No era la primera vez que pisaba el instituto después de haber finalizado mi etapa en él. En alguna ocasión había vuelto para hacer algún trabajo de la universidad y alguna que otra vez había acudido para hacer un reportaje para este diario. La última vez que entré en sus aulas fue distinto. Como cincuenta años no se cumplen todos los días, quisieron organizar un multitudinario encuentro entre profesores, alumnos, antiguos docentes y ex alumnos.

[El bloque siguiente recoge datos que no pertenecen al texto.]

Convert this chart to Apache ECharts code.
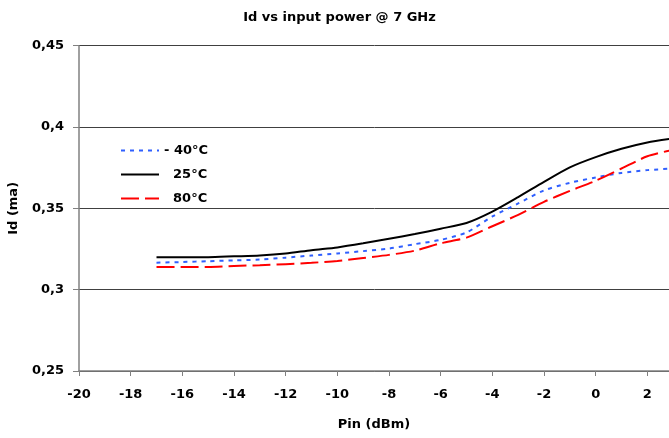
<!DOCTYPE html>
<html>
<head>
<meta charset="utf-8">
<script src="https://cdn.jsdelivr.net/npm/echarts@6/dist/echarts.min.js"></script>
<style>
html,body{margin:0;padding:0;background:#fff;}
#chart{width:669px;height:438px;}
</style>
</head>
<body>
<div id="chart"></div>
<script>
// Data
const pinDbm = [-17, -16, -15, -14, -13, -12, -11, -10, -9, -8, -7, -6, -5, -4, -3, -2, -1, 0, 1, 2, 3];
const idMinus40 = [0.3166, 0.317, 0.3175, 0.318, 0.3185, 0.3197, 0.321, 0.3223, 0.3237, 0.3253, 0.328, 0.3306, 0.3352, 0.345, 0.353, 0.361, 0.3657, 0.369, 0.3718, 0.3735, 0.3745];
const id25 = [0.320, 0.320, 0.320, 0.3205, 0.321, 0.3222, 0.3243, 0.326, 0.3285, 0.3313, 0.3342, 0.3375, 0.341, 0.348, 0.3569, 0.3663, 0.3752, 0.3815, 0.3866, 0.3905, 0.393];
const id80 = [0.314, 0.314, 0.314, 0.3146, 0.315, 0.3157, 0.3165, 0.3177, 0.3195, 0.3214, 0.324, 0.3285, 0.332, 0.339, 0.346, 0.354, 0.3607, 0.367, 0.3745, 0.382, 0.386];
const seriesNames = ['- 40°C', '25°C', '80°C'];
const titleText = 'Id vs input power @ 7 GHz';
const xAxisName = 'Pin (dBm)';
const yAxisName = 'Id (ma)';

function pairs(xs, ys) { return xs.map((x, i) => [x, ys[i]]); }

const chart = echarts.init(document.getElementById('chart'), null, {renderer: 'canvas'});
const font = '"DejaVu Sans", sans-serif';
const txt = {fontFamily: font, fontSize: 13, fontWeight: 'bold', color: '#000'};
chart.setOption({
  animation: false,
  backgroundColor: '#ffffff',
  title: {
    text: titleText,
    left: 334.5, top: 6, textAlign: 'center',
    textStyle: txt
  },
  legend: {
    orient: 'vertical',
    left: 115, top: 139,
    itemWidth: 38, itemHeight: 12, itemGap: 11,
    data: seriesNames,
    itemStyle: {opacity: 0},
    formatter: n => n.charAt(0) === '-' ? n : '\u00a0\u00a0' + n,
    textStyle: txt
  },
  grid: {left: 79, top: 45.7, right: -30, bottom: 67, outerBoundsMode: 'none', containLabel: false},
  xAxis: {
    type: 'value', min: -20, max: 4, interval: 2,
    name: xAxisName, nameLocation: 'middle', nameGap: 47,
    nameTextStyle: Object.assign({padding: [0, 30, 0, 0]}, txt),
    axisLine: {show: true, onZero: false, lineStyle: {color: '#808080', width: 1.5}},
    axisTick: {show: true, length: 5, lineStyle: {color: '#808080'}},
    axisLabel: Object.assign({margin: 17}, txt),
    splitLine: {show: false}
  },
  yAxis: {
    type: 'value', min: 0.25, max: 0.45, interval: 0.05,
    name: yAxisName, nameLocation: 'middle', nameGap: 59, nameRotate: 90,
    nameTextStyle: txt,
    axisLine: {show: true, onZero: false, lineStyle: {color: '#808080', width: 1.5}},
    axisTick: {show: true, inside: false, length: 6, lineStyle: {color: '#808080'}},
    axisLabel: Object.assign({
      margin: 15,
      formatter: v => String(Number(v.toFixed(2))).replace('.', ',')
    }, txt),
    splitLine: {show: true, lineStyle: {color: '#404040', width: 1}}
  },
  series: [
    {name: seriesNames[0], type: 'line', data: pairs(pinDbm, idMinus40), symbol: 'none', smooth: 0.25,
     lineStyle: {color: '#2f5fff', width: 2, type: [4, 5]}, itemStyle: {color: '#2f5fff'}},
    {name: seriesNames[1], type: 'line', data: pairs(pinDbm, id25), symbol: 'none', smooth: 0.25,
     lineStyle: {color: '#000000', width: 2, type: 'solid'}, itemStyle: {color: '#000000'}},
    {name: seriesNames[2], type: 'line', data: pairs(pinDbm, id80), symbol: 'none', smooth: 0.25,
     lineStyle: {color: '#ff0000', width: 2, type: [18, 6]}, itemStyle: {color: '#ff0000'}}
  ]
});
</script>
</body>
</html>
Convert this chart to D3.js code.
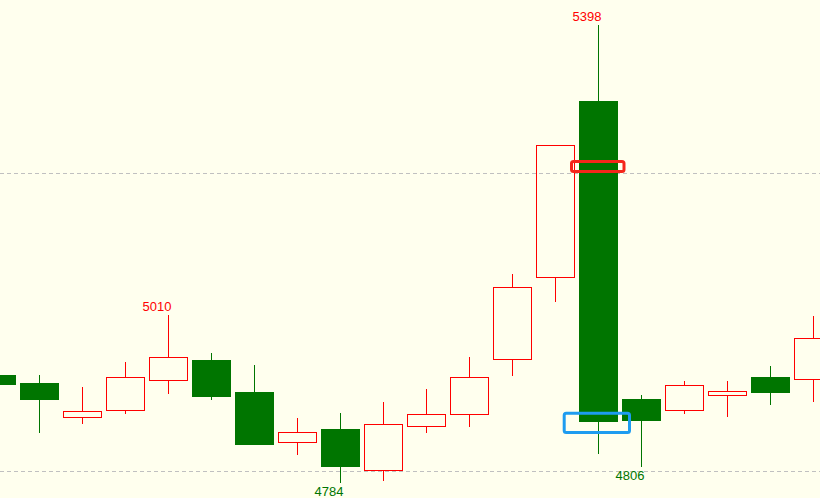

El salón de actos, ahora sin pupitres y lleno de modernas sillas, sirvió de enclave para hacer balance de las cinco décadas del centro. Con una capacidad muy reducida, la mayoría seguimos la conferencia desde fuera y a través de una pantalla. Mentiría si dijera que presté toda mi atención a su intervención. Me resultó imposible. Como niña en la mañana de Reyes me dediqué a recorrer el patio, una y otra vez, con la que había sido mi compañera de pupitre desde Primaria. Las dos, inundadas de nostalgia, repasamos al detalle las aulas. En las que atendíamos a química, en las que pasábamos de mates, en las que llovían los castigos y en las que los novillos eran casi materia obligada.

Como grupis, recorrimos los patios en busca de profesores. Ávidos de conversacion, los paramos a todos. Quizás sea el eterno conctacto con la juventud o quizás es que sean seres mágicos. Todos estaban igual. Parece que el tiempo sólo había pasado por nosotros, que menos niños que antaño, veíamos a nuestros profesores igual que el primer día que nos dieron clase. Entonces, aparecieron las anécdotas. Media vida en el instituto da para otra media de anécdotas. Todas buenas. Divertidas y felices. Buenos, malos o peores estudiantes, todos reíamos al traer a la mente esos momentos. Buenos, malos o peores estudiantes, todos salimos por la puerta con un pellizo en el estómago por descubrir (algo tarde) que aquellos fueron los mejores años de nuestras vidas y que nunca jamás iban a volver. Hasta entonces nos habíamos creído dueños del destino, capaces de moldear las leyes del universo. Lo que se va nunca vuelve y los años de instituto tuvimos que perderlos para valorarlos. Por eso, dice el manido refrán, que uno no sabe lo que tiene hasta que lo pierde; por eso, nadie tiene más razón que una madre cuando le dices que no quieres estudiar. "Ya lo echarás de menos cuando trabajes". Eso, eso es el Evangelio.